What Does the Rise in Poverty Say About our Society?

Commentary by Angelo Anderson

I’m wondering how we change the landscape of having people sleeping on steam grates on side streets in downtown Cleveland, Ohio to stay warm.  Does being on a side street make them invisible? Or do we choose to ignore them because of why we think they are there?  If these people were sleeping by the casino or stadium would we arrest them and charge them with what--staying warm overnight? 

There are many of us who make assumptions as to why a person is sleeping outside on a grate; or the ground with covers trying to keep warm.  Have ‘YOU’ every considered the real reason why? Or do you believe the propaganda fed to us through various media channels and the opinions of others regarding homelessness? Do you know?

How fast is a nation’s decline when we ignore the fact that poverty is growing and especially family homelessness growing?  

POVERTY is scarcity, dearth, or the state of one who lacks a certain amount of material possessions or money.

Close the institutions that house and treat the mentally ill and they are left on their own, sometimes on the streets.  Where do they go?  Who is willing to help?  No monitoring, no medication – this leads to a lack of trust, outbursts and breakdowns.  All of these are behaviors that are not socially acceptable and why?  Our society has not found a place in its melting pot for those who don’t fit the mold.  As survivors, these mentally ill turn to the streets and create a space they can call their own.  In their minds, they too need a place to call home.

Cuts to unemployment benefits, SNAP, WIC, Head Start Programs, cuts in funding to Public School Systems, rising tuitions and shrinking availability of student loans and grants and POVERTY GROWS!   Without access and information, people can only teach what they know.  We often mirror our environments. Lack of access to resources, or the red tape to get resources makes it difficult for those living in certain communities. 

Inability to obtain employment that provides for life’s basic necessities – POVERTY IS SUSTAINED!  This cycle is often found in low-income, under-educated populations, however it is now starting to spread to middle-class suburban populations due to our nation’s declining economy and marginal job market.

SUSTAINED POVERTY can lead to: homelessness, drug and alcohol use and abuse, criminal activity and violence.

Our society ignores all its ills until that ill hits one of the affluent.  Then we have advocates and rights and protestors who don’t understand ‘why’ something isn’t being done to help.  Well, what about our everyday people who have worked 20 – 30 years and the plant closed the doors?  How about our veterans who serve on the front line so that we can enjoy the freedoms our great country offers; and yet when they have PTSD or shell shock we leave them in the streets to die like the enemy. 
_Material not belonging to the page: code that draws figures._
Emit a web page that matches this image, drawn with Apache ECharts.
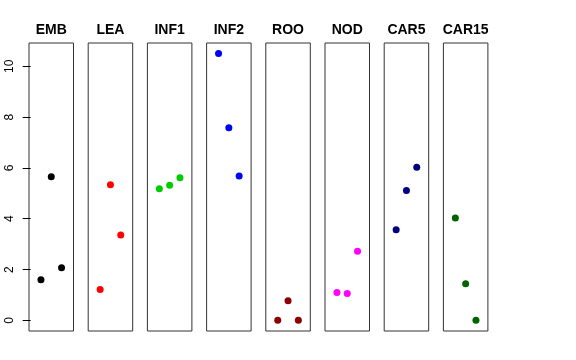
<!DOCTYPE html>
<html><head><meta charset="utf-8">
<script src="https://cdn.jsdelivr.net/npm/echarts@6/dist/echarts.min.js"></script>
<style>html,body{margin:0;padding:0;background:#fff}#c{width:576px;height:360px}</style>
</head><body><div id="c"></div>
<script>
const panels = ["EMB","LEA","INF1","INF2","ROO","NOD","CAR5","CAR15"];
const colors = ["#000000","#FF0000","#00CD00","#0000FF","#8B0000","#FF00FF","#000080","#006400"];
const xPositions = [1, 2, 3];
const EMB = [1.60, 5.65, 2.07];
const LEA = [1.21, 5.34, 3.36];
const INF1 = [5.18, 5.32, 5.61];
const INF2 = [10.51, 7.58, 5.68];
const ROO = [0.0, 0.77, 0.0];
const NOD = [1.10, 1.06, 2.72];
const CAR5 = [3.57, 5.11, 6.03];
const CAR15 = [4.03, 1.44, 0.0];
const yTicks = [0, 2, 4, 6, 8, 10];
const values = [EMB, LEA, INF1, INF2, ROO, NOD, CAR5, CAR15];

(function () {
  const grids = [], xAxes = [], yAxes = [], series = [], titles = [];
  const left0 = 29, step = 59.2, w = 44.5, gTop = 43, gH = 288;
  panels.forEach((p, i) => {
    const L = left0 + i * step;
    grids.push({left: L, top: gTop, width: w, height: gH, show: true, borderColor: '#333', borderWidth: 1, backgroundColor: 'transparent', containLabel: false});
    xAxes.push({gridIndex: i, type: 'value', min: -0.16, max: 4.16, show: false});
    yAxes.push({gridIndex: i, type: 'value', min: -0.42, max: 10.92, show: i === 0,
      splitLine: {show: false},
      axisLine: {show: false},
      axisTick: {show: i === 0, customValues: yTicks, length: 8, inside: false, lineStyle: {color: '#000', width: 1}},
      axisLabel: {show: i === 0, customValues: yTicks, rotate: 90, margin: 13, color: '#000', fontSize: 12, fontFamily: 'Liberation Sans, Arial, sans-serif'}
    });
    series.push({type: 'scatter', xAxisIndex: i, yAxisIndex: i, symbolSize: 7,
      itemStyle: {color: colors[i], opacity: 1},
      data: values[i].map((v, k) => [xPositions[k], v]), silent: true});
    titles.push({text: p, left: L + w / 2, top: 23, padding: 0, textAlign: 'center',
      textStyle: {fontSize: 14, fontWeight: 'bold', color: '#000', fontFamily: 'Liberation Sans, Arial, sans-serif'}});
  });

  const chart = echarts.init(document.getElementById('c'), null, {renderer: 'canvas'});
  chart.setOption({animation: false, backgroundColor: '#fff', title: titles, grid: grids, xAxis: xAxes, yAxis: yAxes, series: series});
})();
</script></body></html>
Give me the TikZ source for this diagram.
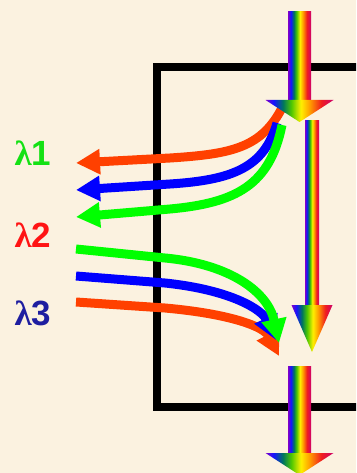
\documentclass[tikz,border=0pt]{standalone}
\usepackage{fontspec}
\setmainfont{Liberation Sans}
\newfontfamily\lamfont{Liberation Serif}
\usetikzlibrary{arrows.meta}
\definecolor{paper}{RGB}{251,242,224}
\definecolor{beamred}{RGB}{255,64,0}
\definecolor{beamblue}{RGB}{0,0,255}
\definecolor{beamgreen}{RGB}{0,255,0}
\definecolor{labgreen}{RGB}{20,225,20}
\definecolor{labred}{RGB}{255,20,20}
\definecolor{labblue}{RGB}{30,30,160}
\definecolor{rbviolet}{RGB}{130,0,200}
\definecolor{rbblue}{RGB}{20,20,255}
\definecolor{rbteal}{RGB}{0,120,90}
\definecolor{rbgreen}{RGB}{80,200,0}
\definecolor{rbyellow}{RGB}{255,240,0}
\definecolor{rborange}{RGB}{255,150,0}
\definecolor{rbred}{RGB}{240,30,30}
\definecolor{rbmagenta}{RGB}{205,0,110}
\pgfdeclarehorizontalshading{rainbow}{100bp}{color(0bp)=(rbviolet); color(25bp)=(rbviolet);
  color(31bp)=(rbblue); color(38bp)=(rbteal); color(44bp)=(rbgreen); color(51bp)=(rbyellow);
  color(58bp)=(rborange); color(66bp)=(rbred); color(75bp)=(rbmagenta); color(100bp)=(rbmagenta)}

\begin{document}
\begin{tikzpicture}[x=1pt,y=-1pt,
    beam/.style={line width=9pt, -{Triangle[length=24pt,width=24pt]}},
    lam/.style={inner sep=0pt, font=\bfseries\fontsize{35}{35}\selectfont}]
    % Paper background
    \fill[paper] (0,0) rectangle (356,473);
    \clip (0,0) rectangle (356,473);

    % Draw the box
    \draw[line width=8pt] (380,67) -- (157,67) -- (157,407) -- (380,407);

    % Beam ends
    \coordinate (redout) at (283,106);
    \coordinate (blueout) at (277,123);
    \coordinate (greenout) at (282,125);
    \coordinate (redtip) at (76,163);
    \coordinate (bluetip) at (76,190);
    \coordinate (greentip) at (76,217);
    \coordinate (greenin) at (76,249);
    \coordinate (bluein) at (76,276);
    \coordinate (redin) at (76,302);
    \coordinate (greenend) at (279,343);
    \coordinate (blueend) at (276,340);
    \coordinate (redend) at (279,356);

    % Outgoing beams
    \draw[beam, beamred] (redout) .. controls (262,148) and (232,154) .. (170,158) -- (redtip);
    \draw[beam, beamblue] (blueout) .. controls (264,168) and (232,180) .. (170,184) -- (bluetip);
    \draw[beam, beamgreen] (greenout) .. controls (270,185) and (236,203) .. (170,209) -- (greentip);

    % Incoming beams
    \draw[beam, beamred] (redin) -- (165,308) .. controls (232,314) and (264,327) .. (redend);
    \draw[beam, beamblue] (bluein) -- (165,283) .. controls (232,290) and (262,310) .. (blueend);
    \draw[beam, beamgreen] (greenin) -- (165,258) .. controls (230,264) and (268,292) .. (greenend);

    % Rainbow arrows
    \foreach \cx/\sw/\st/\sb/\hw/\tip in {299.5/11.5/12/100/34/122, 312/7/121/305/20.5/352, 299.5/11.5/366/453/34/475}
    {
        \shade[shading=rainbow] (\cx-\sw,\st) rectangle (\cx+\sw,\sb+0.5);
        \shade[shading=rainbow] (\cx-\hw,\sb) -- (\cx+\hw,\sb) -- (\cx,\tip) -- cycle;
    }

    % Labels
    \node[lam, text=labgreen] (lam1) at (33,153) {{\lamfont λ}1};
    \node[lam, text=labred] (lam2) at (33,235) {{\lamfont λ}2};
    \node[lam, text=labblue] (lam3) at (33,313) {{\lamfont λ}3};
\end{tikzpicture}
\end{document}
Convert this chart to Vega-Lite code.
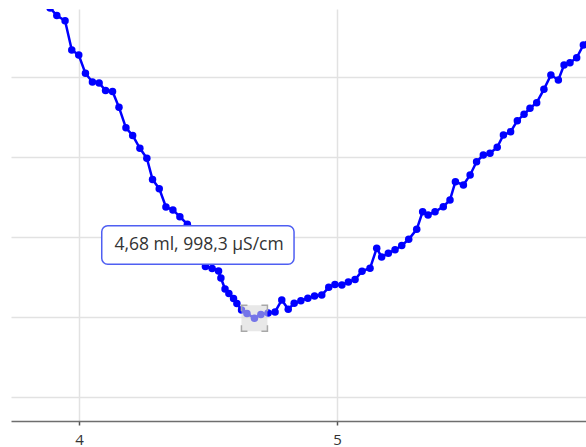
{
  "$schema": "https://vega.github.io/schema/vega-lite/v6.json",
  "autosize": {"type": "none"},
  "padding": {"left": 11, "top": 9, "right": 0, "bottom": 26},
  "width": 575,
  "height": 412,
  "background": "white",
  "config": {
    "view": {"stroke": null},
    "font": "Open Sans"
  },
  "datasets": {
    "titration": [
      {"ml": 3.888, "us": 1386.3},
      {"ml": 3.914, "us": 1376.9},
      {"ml": 3.946, "us": 1370.4},
      {"ml": 3.972, "us": 1333.8},
      {"ml": 3.999, "us": 1327.5},
      {"ml": 4.025, "us": 1304.6},
      {"ml": 4.052, "us": 1293.8},
      {"ml": 4.078, "us": 1292.5},
      {"ml": 4.103, "us": 1283.1},
      {"ml": 4.130, "us": 1281.9},
      {"ml": 4.155, "us": 1262.1},
      {"ml": 4.182, "us": 1236.5},
      {"ml": 4.208, "us": 1226.9},
      {"ml": 4.236, "us": 1210.9},
      {"ml": 4.263, "us": 1198.4},
      {"ml": 4.285, "us": 1171.9},
      {"ml": 4.311, "us": 1160.4},
      {"ml": 4.337, "us": 1137.5},
      {"ml": 4.364, "us": 1133.8},
      {"ml": 4.391, "us": 1125.4},
      {"ml": 4.420, "us": 1115.9},
      {"ml": 4.446, "us": 1098.8},
      {"ml": 4.469, "us": 1077.5},
      {"ml": 4.490, "us": 1063.1},
      {"ml": 4.516, "us": 1060.6},
      {"ml": 4.541, "us": 1057.5},
      {"ml": 4.550, "us": 1048.8},
      {"ml": 4.566, "us": 1035.0},
      {"ml": 4.581, "us": 1029.4},
      {"ml": 4.599, "us": 1023.1},
      {"ml": 4.612, "us": 1016.9},
      {"ml": 4.630, "us": 1008.8},
      {"ml": 4.651, "us": 1004.4},
      {"ml": 4.680, "us": 998.3},
      {"ml": 4.705, "us": 1003.1},
      {"ml": 4.733, "us": 1005.0},
      {"ml": 4.760, "us": 1006.3},
      {"ml": 4.786, "us": 1021.3},
      {"ml": 4.811, "us": 1009.6},
      {"ml": 4.834, "us": 1017.1},
      {"ml": 4.860, "us": 1020.4},
      {"ml": 4.887, "us": 1023.4},
      {"ml": 4.913, "us": 1026.3},
      {"ml": 4.941, "us": 1027.5},
      {"ml": 4.968, "us": 1037.1},
      {"ml": 4.992, "us": 1040.6},
      {"ml": 5.019, "us": 1040.0},
      {"ml": 5.044, "us": 1043.8},
      {"ml": 5.070, "us": 1046.9},
      {"ml": 5.097, "us": 1057.3},
      {"ml": 5.128, "us": 1060.9},
      {"ml": 5.154, "us": 1085.9},
      {"ml": 5.173, "us": 1075.0},
      {"ml": 5.199, "us": 1079.6},
      {"ml": 5.225, "us": 1084.1},
      {"ml": 5.251, "us": 1089.4},
      {"ml": 5.278, "us": 1097.1},
      {"ml": 5.309, "us": 1109.6},
      {"ml": 5.332, "us": 1131.6},
      {"ml": 5.353, "us": 1127.5},
      {"ml": 5.380, "us": 1131.6},
      {"ml": 5.412, "us": 1137.9},
      {"ml": 5.438, "us": 1146.3},
      {"ml": 5.459, "us": 1169.1},
      {"ml": 5.490, "us": 1165.0},
      {"ml": 5.516, "us": 1177.5},
      {"ml": 5.541, "us": 1194.1},
      {"ml": 5.567, "us": 1202.5},
      {"ml": 5.593, "us": 1204.6},
      {"ml": 5.621, "us": 1212.1},
      {"ml": 5.645, "us": 1227.5},
      {"ml": 5.673, "us": 1231.6},
      {"ml": 5.699, "us": 1245.4},
      {"ml": 5.725, "us": 1253.4},
      {"ml": 5.748, "us": 1260.9},
      {"ml": 5.774, "us": 1267.9},
      {"ml": 5.802, "us": 1284.6},
      {"ml": 5.829, "us": 1302.5},
      {"ml": 5.858, "us": 1296.3},
      {"ml": 5.880, "us": 1315.0},
      {"ml": 5.903, "us": 1317.9},
      {"ml": 5.929, "us": 1324.1},
      {"ml": 5.955, "us": 1340.0},
      {"ml": 5.981, "us": 1348.8}
    ],
    "selected": [
      {"ml": 4.68, "us": 998.3, "label": "4,68 ml, 998,3 µS/cm"}
    ]
  },
  "encoding": {
    "x": {
      "field": "ml",
      "type": "quantitative",
      "scale": {"domain": [3.73643, 5.96512], "nice": false, "zero": false},
      "axis": {
        "title": null,
        "values": [4, 5],
        "format": "d",
        "grid": true,
        "gridColor": "#e2e2e2",
        "gridWidth": 1.5,
        "domainColor": "#6e6e6e",
        "domainWidth": 1.5,
        "tickColor": "#555555",
        "tickWidth": 1.5,
        "tickSize": 4,
        "labelPadding": 7,
        "labelFontSize": 15,
        "labelColor": "#333333",
        "labelFont": "Open Sans"
      }
    },
    "y": {
      "field": "us",
      "type": "quantitative",
      "scale": {"domain": [870, 1385], "nice": false, "zero": false},
      "axis": {
        "title": null,
        "values": [900, 1000, 1100, 1200, 1300],
        "grid": true,
        "gridColor": "#e2e2e2",
        "gridWidth": 1.5,
        "domain": false,
        "ticks": false,
        "labels": false
      }
    }
  },
  "layer": [
    {
      "data": {"name": "titration"},
      "mark": {
        "type": "line",
        "color": "#0000ff",
        "strokeWidth": 2.5,
        "clip": true,
        "point": {"filled": true, "size": 56, "color": "#0000ff"}
      }
    },
    {
      "data": {"name": "selected"},
      "mark": {
        "type": "rect",
        "fill": "#d6d6d6",
        "fillOpacity": 0.55,
        "stroke": "#a8a8a8",
        "strokeWidth": 1.5,
        "strokeDash": [12, 14],
        "strokeDashOffset": 6,
        "xOffset": -13,
        "x2Offset": 13,
        "yOffset": -13,
        "y2Offset": 13
      },
      "encoding": {
        "x2": {"field": "ml"},
        "y2": {"field": "us"}
      }
    },
    {
      "data": {"name": "selected"},
      "mark": {
        "type": "rect",
        "fill": "white",
        "stroke": "#4f5ff2",
        "strokeWidth": 1.5,
        "cornerRadius": 6,
        "xOffset": -152.7,
        "x2Offset": 39.6,
        "yOffset": -92.7,
        "y2Offset": -54.1
      },
      "encoding": {
        "x2": {"field": "ml"},
        "y2": {"field": "us"}
      }
    },
    {
      "data": {"name": "selected"},
      "mark": {
        "type": "text",
        "font": "Open Sans",
        "fontSize": 17.5,
        "color": "#333333",
        "align": "center",
        "baseline": "middle",
        "dx": -55.4,
        "dy": -72.9
      },
      "encoding": {
        "text": {"field": "label"}
      }
    }
  ]
}
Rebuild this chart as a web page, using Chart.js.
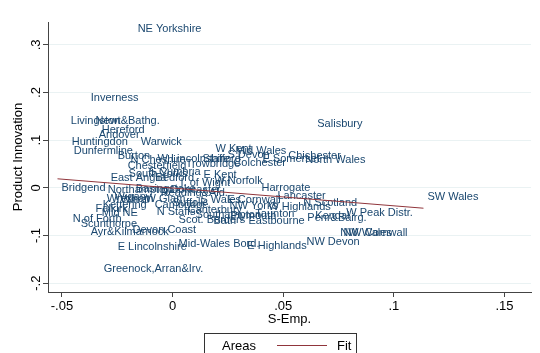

What happens when it’s your company that downsizes after you purchase a home, a car, or have to pay your student loans?  How will you handle it when the insurance company says no to the critical medicines needed for everyday activity?  When will you start advocating for tuitions that are affordable to everyone? 

If not now, then when?  If not you, then who?

“Those PEOPLE” you walk by on the grates – previously worked alongside you.  “Those PEOPLE” you snicker at, miss their children and the comforts of home life.  They would like a smile, a hello, and some acknowledgement of their humanity. 

As our nation changes, there is a greater possibility of you joining one of “those people” on the grates than there is of them joining you in the workforce.